**SHORT TASK**
Reproduce the listing below without changes, except that pictures are left out.

══════════════════════════════

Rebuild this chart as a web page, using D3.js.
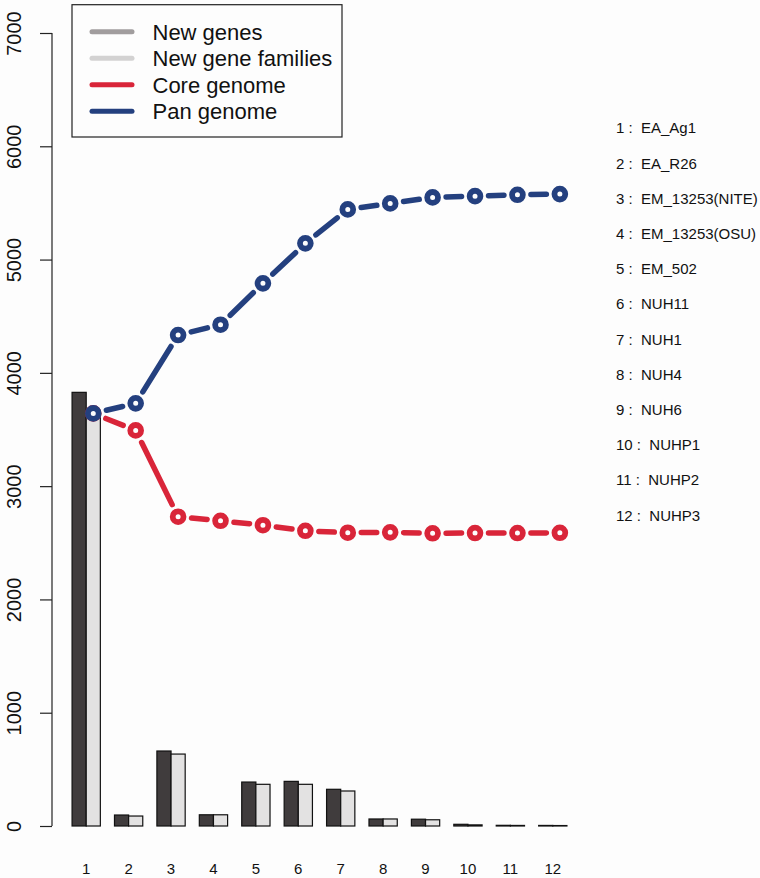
<!DOCTYPE html>
<html>
<head>
<meta charset="utf-8">
<script src="https://cdn.jsdelivr.net/npm/d3@7"></script>
<style>
  html, body { margin: 0; padding: 0; background: #fdfdfd; }
  svg { display: block; font-family: "Liberation Sans", Arial, Helvetica, sans-serif; }
</style>
</head>
<body>
<div id="chart"></div>
<script>
// ---- data ----
const categories = ["1","2","3","4","5","6","7","8","9","10","11","12"];
const genomeNames = ["EA_Ag1","EA_R26","EM_13253(NITE)","EM_13253(OSU)","EM_502","NUH11","NUH1","NUH4","NUH6","NUHP1","NUHP2","NUHP3"];
const newGenes       = [3828, 97, 662, 99, 388, 394, 324, 62, 60, 15, 6, 5];
const newFamilies    = [3640, 88, 635, 99, 368, 368, 309, 62, 55, 10, 5, 4];
const coreGenome     = [3642, 3492, 2730, 2694, 2655, 2606, 2589, 2592, 2584, 2586, 2586, 2588];
const panGenome      = [3642, 3731, 4334, 4425, 4790, 5143, 5443, 5496, 5549, 5560, 5572, 5578];
const yTicks = [0, 1000, 2000, 3000, 4000, 5000, 6000, 7000];
const legendLabels = ["New genes", "New gene families", "Core genome", "Pan genome"];
const legendColors = ["#a19d9e", "#d3d2d2", "#d92539", "#24407f"];

const W = 760, H = 878;
const svg = d3.select("#chart").append("svg").attr("width", W).attr("height", H);

const y = d3.scaleLinear().domain([0, 7000]).range([826, 33]);
const x = d3.scaleBand().domain(categories).range([65, 574]).paddingInner(1/3).paddingOuter(1/6);
const xs = d3.scaleBand().domain(["genes", "families"]).range([0, x.bandwidth()]);

// y axis
const yAxis = svg.append("g").attr("transform", "translate(52,0)")
  .call(d3.axisLeft(y).tickValues(yTicks).tickSize(12).tickSizeOuter(0).tickPadding(0).tickFormat(d3.format("d")));
yAxis.select(".domain").attr("stroke", "#222").attr("stroke-width", 1.2).attr("d", `M0,${y(7000)}V${y(0)}`);
yAxis.selectAll(".tick line").attr("stroke", "#222").attr("stroke-width", 1.2);
yAxis.selectAll(".tick text")
  .attr("transform", "rotate(-90)")
  .attr("x", 0).attr("y", -31)
  .attr("dy", 0)
  .attr("text-anchor", "middle")
  .attr("fill", "#111")
  .style("font-size", "20px");

// bars
const groups = svg.append("g").selectAll("g").data(categories).join("g")
  .attr("transform", d => `translate(${x(d)},0)`);
groups.append("rect")
  .attr("x", xs("genes")).attr("width", xs.bandwidth())
  .attr("y", (d, i) => y(newGenes[i])).attr("height", (d, i) => y(0) - y(newGenes[i]))
  .attr("fill", "#403c3d").attr("stroke", "#111").attr("stroke-width", 1.2);
groups.append("rect")
  .attr("x", xs("families")).attr("width", xs.bandwidth())
  .attr("y", (d, i) => y(newFamilies[i])).attr("height", (d, i) => y(0) - y(newFamilies[i]))
  .attr("fill", "#e3e2e2").attr("stroke", "#111").attr("stroke-width", 1.2);

// x labels
svg.append("g").selectAll("text").data(categories).join("text")
  .attr("x", d => x(d) + x.bandwidth() / 2)
  .attr("y", 874)
  .attr("text-anchor", "middle")
  .attr("fill", "#111")
  .style("font-size", "15px")
  .text(d => d);

// lines (type "b": segments with gaps around points)
const px = d => x(d) + xs("families") + xs.bandwidth() / 2;
function drawSeries(values, color) {
  const g = svg.append("g");
  const pts = categories.map((c, i) => [px(c), y(values[i])]);
  const gap = 13.5;
  for (let i = 0; i < pts.length - 1; i++) {
    const [x0, y0] = pts[i], [x1, y1] = pts[i + 1];
    const dx = x1 - x0, dy = y1 - y0, len = Math.hypot(dx, dy);
    if (len <= 2 * gap) continue;
    const ux = dx / len, uy = dy / len;
    g.append("line")
      .attr("x1", x0 + ux * gap).attr("y1", y0 + uy * gap)
      .attr("x2", x1 - ux * gap).attr("y2", y1 - uy * gap)
      .attr("stroke", color).attr("stroke-width", 5.5).attr("stroke-linecap", "round");
  }
  g.selectAll("circle").data(pts).join("circle")
    .attr("cx", d => d[0]).attr("cy", d => d[1]).attr("r", 5.4)
    .attr("fill", "#fdfdfd").attr("stroke", color).attr("stroke-width", 5.8);
}
drawSeries(coreGenome, legendColors[2]);
drawSeries(panGenome, legendColors[3]);

// legend
const lg = svg.append("g");
lg.append("rect").attr("x", 72).attr("y", 4.7).attr("width", 270).attr("height", 132.3)
  .attr("fill", "#fdfdfd").attr("stroke", "#222").attr("stroke-width", 1.2);
legendLabels.forEach((lab, i) => {
  const ly = 31.7 + i * 26.5;
  lg.append("line").attr("x1", 92).attr("x2", 132).attr("y1", ly).attr("y2", ly)
    .attr("stroke", legendColors[i]).attr("stroke-width", 5).attr("stroke-linecap", "round");
  lg.append("text").attr("x", 152.5).attr("y", ly + 8)
    .attr("fill", "#111").style("font-size", "22px").text(lab);
});

// right-side genome names
svg.append("g").selectAll("text").data(genomeNames).join("text")
  .attr("x", 616)
  .attr("y", (d, i) => 128.3 + i * 35.2 + 5)
  .attr("fill", "#111")
  .style("font-size", "15px")
  .style("white-space", "pre")
  .text((d, i) => `${categories[i]} :  ${d}`);
</script>
</body>
</html>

══════════════════════════════

**EXPECTED ANSWER**
Rebuild this chart as a web page, using D3.js.
<!DOCTYPE html>
<html>
<head>
<meta charset="utf-8">
<script src="https://cdn.jsdelivr.net/npm/d3@7"></script>
<style>
  html, body { margin: 0; padding: 0; background: #fdfdfd; }
  svg { display: block; font-family: "Liberation Sans", Arial, Helvetica, sans-serif; }
</style>
</head>
<body>
<div id="chart"></div>
<script>
// ---- data ----
const categories = ["1","2","3","4","5","6","7","8","9","10","11","12"];
const genomeNames = ["EA_Ag1","EA_R26","EM_13253(NITE)","EM_13253(OSU)","EM_502","NUH11","NUH1","NUH4","NUH6","NUHP1","NUHP2","NUHP3"];
const newGenes       = [3828, 97, 662, 99, 388, 394, 324, 62, 60, 15, 6, 5];
const newFamilies    = [3640, 88, 635, 99, 368, 368, 309, 62, 55, 10, 5, 4];
const coreGenome     = [3642, 3492, 2730, 2694, 2655, 2606, 2589, 2592, 2584, 2586, 2586, 2588];
const panGenome      = [3642, 3731, 4334, 4425, 4790, 5143, 5443, 5496, 5549, 5560, 5572, 5578];
const yTicks = [0, 1000, 2000, 3000, 4000, 5000, 6000, 7000];
const legendLabels = ["New genes", "New gene families", "Core genome", "Pan genome"];
const legendColors = ["#a19d9e", "#d3d2d2", "#d92539", "#24407f"];

const W = 760, H = 878;
const svg = d3.select("#chart").append("svg").attr("width", W).attr("height", H);

const y = d3.scaleLinear().domain([0, 7000]).range([826, 33]);
const x = d3.scaleBand().domain(categories).range([65, 574]).paddingInner(1/3).paddingOuter(1/6);
const xs = d3.scaleBand().domain(["genes", "families"]).range([0, x.bandwidth()]);

// y axis
const yAxis = svg.append("g").attr("transform", "translate(52,0)")
  .call(d3.axisLeft(y).tickValues(yTicks).tickSize(12).tickSizeOuter(0).tickPadding(0).tickFormat(d3.format("d")));
yAxis.select(".domain").attr("stroke", "#222").attr("stroke-width", 1.2).attr("d", `M0,${y(7000)}V${y(0)}`);
yAxis.selectAll(".tick line").attr("stroke", "#222").attr("stroke-width", 1.2);
yAxis.selectAll(".tick text")
  .attr("transform", "rotate(-90)")
  .attr("x", 0).attr("y", -31)
  .attr("dy", 0)
  .attr("text-anchor", "middle")
  .attr("fill", "#111")
  .style("font-size", "20px");

// bars
const groups = svg.append("g").selectAll("g").data(categories).join("g")
  .attr("transform", d => `translate(${x(d)},0)`);
groups.append("rect")
  .attr("x", xs("genes")).attr("width", xs.bandwidth())
  .attr("y", (d, i) => y(newGenes[i])).attr("height", (d, i) => y(0) - y(newGenes[i]))
  .attr("fill", "#403c3d").attr("stroke", "#111").attr("stroke-width", 1.2);
groups.append("rect")
  .attr("x", xs("families")).attr("width", xs.bandwidth())
  .attr("y", (d, i) => y(newFamilies[i])).attr("height", (d, i) => y(0) - y(newFamilies[i]))
  .attr("fill", "#e3e2e2").attr("stroke", "#111").attr("stroke-width", 1.2);

// x labels
svg.append("g").selectAll("text").data(categories).join("text")
  .attr("x", d => x(d) + x.bandwidth() / 2)
  .attr("y", 874)
  .attr("text-anchor", "middle")
  .attr("fill", "#111")
  .style("font-size", "15px")
  .text(d => d);

// lines (type "b": segments with gaps around points)
const px = d => x(d) + xs("families") + xs.bandwidth() / 2;
function drawSeries(values, color) {
  const g = svg.append("g");
  const pts = categories.map((c, i) => [px(c), y(values[i])]);
  const gap = 13.5;
  for (let i = 0; i < pts.length - 1; i++) {
    const [x0, y0] = pts[i], [x1, y1] = pts[i + 1];
    const dx = x1 - x0, dy = y1 - y0, len = Math.hypot(dx, dy);
    if (len <= 2 * gap) continue;
    const ux = dx / len, uy = dy / len;
    g.append("line")
      .attr("x1", x0 + ux * gap).attr("y1", y0 + uy * gap)
      .attr("x2", x1 - ux * gap).attr("y2", y1 - uy * gap)
      .attr("stroke", color).attr("stroke-width", 5.5).attr("stroke-linecap", "round");
  }
  g.selectAll("circle").data(pts).join("circle")
    .attr("cx", d => d[0]).attr("cy", d => d[1]).attr("r", 5.4)
    .attr("fill", "#fdfdfd").attr("stroke", color).attr("stroke-width", 5.8);
}
drawSeries(coreGenome, legendColors[2]);
drawSeries(panGenome, legendColors[3]);

// legend
const lg = svg.append("g");
lg.append("rect").attr("x", 72).attr("y", 4.7).attr("width", 270).attr("height", 132.3)
  .attr("fill", "#fdfdfd").attr("stroke", "#222").attr("stroke-width", 1.2);
legendLabels.forEach((lab, i) => {
  const ly = 31.7 + i * 26.5;
  lg.append("line").attr("x1", 92).attr("x2", 132).attr("y1", ly).attr("y2", ly)
    .attr("stroke", legendColors[i]).attr("stroke-width", 5).attr("stroke-linecap", "round");
  lg.append("text").attr("x", 152.5).attr("y", ly + 8)
    .attr("fill", "#111").style("font-size", "22px").text(lab);
});

// right-side genome names
svg.append("g").selectAll("text").data(genomeNames).join("text")
  .attr("x", 616)
  .attr("y", (d, i) => 128.3 + i * 35.2 + 5)
  .attr("fill", "#111")
  .style("font-size", "15px")
  .style("white-space", "pre")
  .text((d, i) => `${categories[i]} :  ${d}`);
</script>
</body>
</html>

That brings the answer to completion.